I set off on my run in the mid afternoon sun. As I close the front door of my house, I listen to two voices inside me: one comes from my mind, the other one from my body. Together they either help me achieve my goal or make me give up half way through. My marathon is in almost four weeks’ time and I aim to complete seventeen miles today. I plan to “break the wall”, that invisible, mental construct that defeats runners of all ages, genders and abilities. Last year as I trained for the same event, the Brighton Marathon, I came across certain features in my personality to which I had not paid proper attention before, resilience and stubbornness being two of them (mind you, the latter has been known to me for several years). The “wall-breaking” moment brought about changes in the way I saw running and the elements I needed to work on in order to succeed.
Today both voices are in agreement: you can do it. Still, I look for mental and visual stimulation. Being well acquainted with the route I will be covering makes my physical effort less demanding.
Massed and compact front lawns announce timidly the arrival of spring. Small, buttercup-coloured daisies stand out amongst the lush green, a green that is the result of heavy downfalls (including Storm Doris) in London in the last fortnight. With the temperature in double figures, but certainly not in the teens yet and a weak sun bleeding orange rays I take the first step.

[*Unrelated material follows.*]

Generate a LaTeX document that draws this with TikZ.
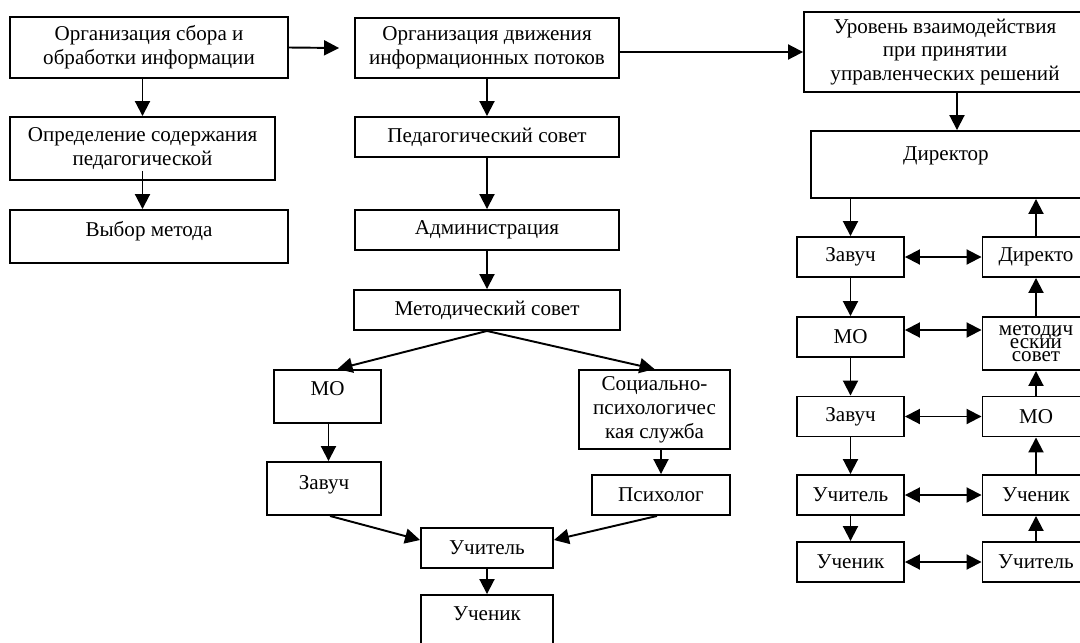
\documentclass[tikz,border=0pt]{standalone}
\usepackage{fontspec}
\setmainfont{Liberation Serif}
\usetikzlibrary{arrows.meta}

\newcommand{\tightlines}{\fontsize{12}{7.4}\selectfont\lineskiplimit=-20pt\relax\lineskip=0pt\relax}

\tikzset{
  box/.style={draw,line width=1.1pt,align=center,inner sep=0pt,
    font=\fontsize{12}{13.6}\selectfont},
  smallbox/.style={box,minimum width=2.14cm,minimum height=0.8cm}
}

\begin{document}
\begin{tikzpicture}[line cap=butt,line join=miter,>={Triangle[length=0.3cm,width=0.3cm]},line width=1.1pt,x=0.02cm,y=-0.02cm]
\clip(0,0) rectangle (1080,643);
% left column
\node [box,minimum width=5.56cm,minimum height=1.22cm] (orgsbor) at (149,47.5) {Организация сбора и\\обработки информации};
\node [box,minimum width=5.30cm,minimum height=1.26cm] (opredel) at (142.5,148.5) {Определение содержания\\педагогической};
\node [box,minimum width=5.56cm,text height=0.52cm,text depth=0.54cm] (vybor) at (149,236.5) {Выбор метода};
% middle column
\node [box,minimum width=5.28cm,minimum height=1.2cm] (orgdvizh) at (487,48) {Организация движения\\информационных потоков};
\node [box,minimum width=5.28cm,minimum height=0.8cm] (pedsovet) at (487,137) {Педагогический совет};
\node [box,minimum width=5.28cm,minimum height=0.8cm] (admin) at (487,230) {Администрация};
\node [box,minimum width=5.32cm,minimum height=0.8cm] (metsovet) at (487,310) {Методический совет};
\node [box,minimum width=2.14cm,text height=0.5cm,text depth=0.56cm] (mo) at (327.5,396.5) {МО};
\node [box,minimum width=2.28cm,text height=0.54cm,text depth=0.52cm] (zavuch) at (324,488.5) {Завуч};
\node [box,minimum width=3.02cm,minimum height=1.58cm] (soc) at (654.5,409.5) {Социально-\\психологичес\\кая служба};
\node [box,minimum width=2.76cm,minimum height=0.8cm] (psych) at (661,495) {Психолог};
\node [box,minimum width=2.64cm,minimum height=0.8cm] (uchitel) at (487,548) {Учитель};
\node [box,minimum width=2.64cm,text height=0.5cm,text depth=0.7cm] (uchenik) at (487,625) {Ученик};
% right column
\node [box,minimum width=5.64cm,minimum height=1.6cm] (ur) at (945,52) {Уровень взаимодействия\\при принятии\\управленческих решений};
\node [box,minimum width=5.4cm,text height=0.58cm,text depth=0.76cm] (director) at (946,164.5) {Директор};
\node [smallbox] (zav1) at (850.5,257) {Завуч};
\node [smallbox] (mo1) at (850.5,337) {МО};
\node [smallbox] (zav2) at (850.5,416.5) {Завуч};
\node [smallbox] (uch1) at (850.5,495) {Учитель};
\node [smallbox] (uchen1) at (850.5,562) {Ученик};
\node [smallbox] (dir2) at (1036,257) {Директо};
\node [smallbox,minimum height=1.06cm,font=\tightlines] (met2) at (1036,343.5) {методич\\еский\\совет};
\node [smallbox] (mo2) at (1036,416.5) {МО};
\node [smallbox] (uchen2) at (1036,495) {Ученик};
\node [smallbox] (uch2) at (1036,562) {Учитель};
% connectors, left and middle
\draw [->] (opredel.north |- orgsbor.south) -- (opredel.north);
\draw [->] ([yshift=0.2cm]opredel.south) -- (vybor.north -| opredel.south);
\draw [->] (orgsbor.east) -- ([xshift=-0.3cm]orgdvizh.west);
\draw [->] (orgdvizh.east |- ur.west) -- (ur.west);
\draw [->] (orgdvizh) -- (pedsovet);
\draw [->] (pedsovet) -- (admin);
\draw [->] (admin) -- (metsovet);
\draw [->] (metsovet.south) -- ([xshift=0.2cm]mo.north);
\draw [->] (metsovet.south) -- (soc.north);
\draw [->] ([xshift=0.02cm]mo.south) -- ([xshift=0.02cm]mo.south |- zavuch.north);
\draw [->] (soc.south -| psych.north) -- (psych.north);
\draw [->] ([xshift=0.12cm]zavuch.south) -- ([yshift=0.16cm]uchitel.west);
\draw [->] ([xshift=-0.08cm]psych.south) -- ([yshift=0.16cm]uchitel.east);
\draw [->] (uchitel) -- (uchenik);
% connectors, right
\draw [->] ([xshift=0.24cm]ur.south) -- ([xshift=0.24cm]ur.south |- director.north);
\draw [->] (zav1.north |- director.south) -- (zav1.north);
\draw [->] (zav1) -- (mo1);
\draw [->] (mo1) -- (zav2);
\draw [->] (zav2) -- (uch1);
\draw [->] (uch1) -- (uchen1);
\draw [->] (uch2) -- (uchen2);
\draw [->] (uchen2) -- (mo2);
\draw [->] (mo2) -- (met2);
\draw [->] (met2) -- (dir2);
\draw [->] (dir2.north) -- (dir2.north |- director.south);
\draw [<->] (zav1) -- (dir2);
\draw [<->] ([yshift=0.14cm]mo1.east) -- ([yshift=0.14cm]mo1.east -| met2.west);
\draw [<->] (zav2) -- (mo2);
\draw [<->] (uch1) -- (uchen2);
\draw [<->] (uchen1) -- (uch2);
\end{tikzpicture}
\end{document}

Up and down I go around my urban jungle. After a while the route becomes flatter and my pace steadies. As if in direct contradiction with my surroundings my energy levels rise as the day slowly dies. By the time I reach mile fifteenth, the sun is but a spark behind the buildings on the high road. I get home submerged in darkness. I check my mileage and I feel pleased about reaching my goal. For some strange reason I think back on the buttercup-coloured daisies, springing up amidst the lush green of people’s front lawns.